Driven by growling stomachs, we ventured out again in the early afternoon. Our intended short stroll turned into an extended wander as we enjoyed promenading right down the middle of the usually anarchic streets. The empty stretches of asphalt weren’t wasted, as half of Kathmandu seemed to be out doing the same and impromptu cricket games sprung up every few hundred metres. It was really very pleasant, if a little “28 Days Later“. Back in Thamel, the city’s main tourist area, we allowed ourselves to be guided though the back door of a local restaurant, speakeasy-style, for a late lunch. We’re not ones to cross picket lines but crumbs, we were famished. How the mighty have fallen.

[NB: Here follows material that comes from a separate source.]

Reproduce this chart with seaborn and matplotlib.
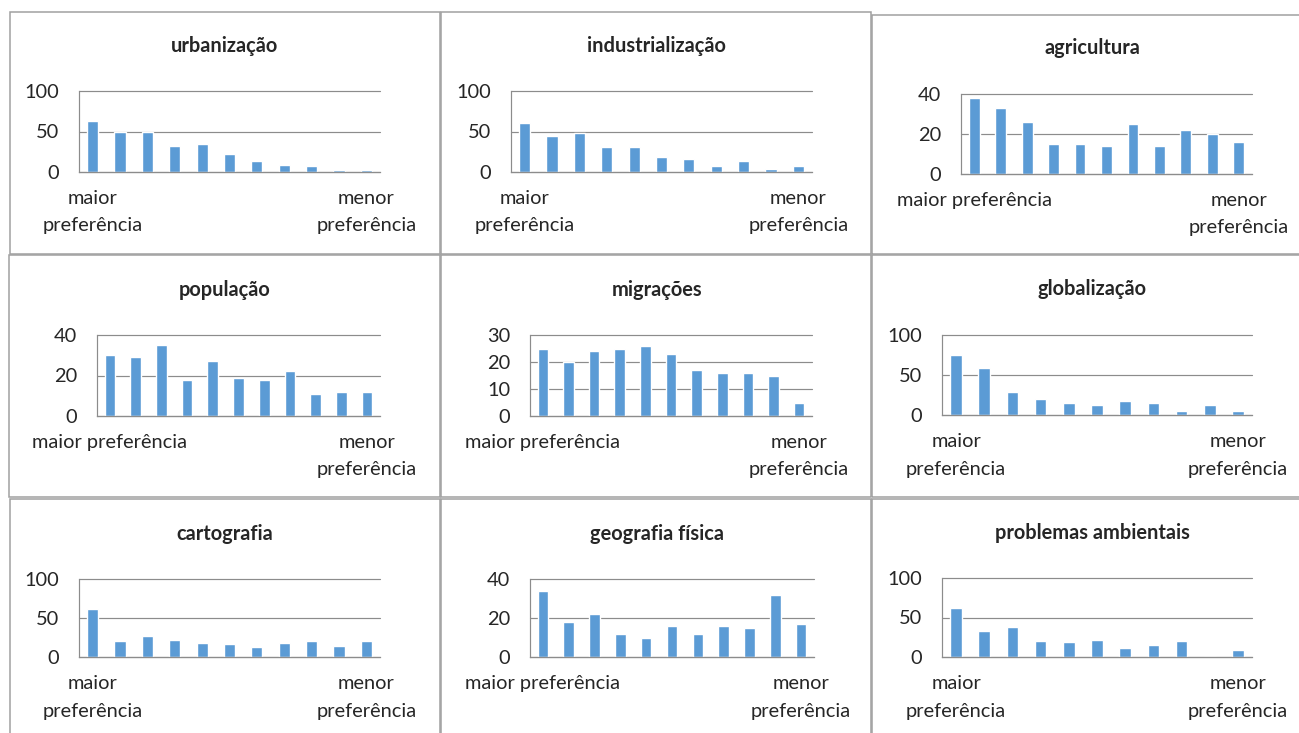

It was hard not to be somewhat impressed with the authority of the Communists in a country where the rule of law barely exists and the government is largely impotent – they can’t even effectively pedestrianise Thamel – although one wonders whether the Maoists’ ability to call and enforce such a massive strike is as much about them showing their opponents just how powerful they really are. And it’s hard to be impressed with a crowd who still bizarrely venerate Stalin and Mao. Nepal has some interesting days ahead.

After two weeks of waiting and the consumption of a king’s ransom worth of cinnamon rolls in the meantime, the righteous prevailed and we got our Indian visas – even managed to bargain the guy up to multiple entries by appealing to his inherent fanaticism, saying we might pop over to Dhaka to watch the Indian team smash Bangladesh in the cricket. Not.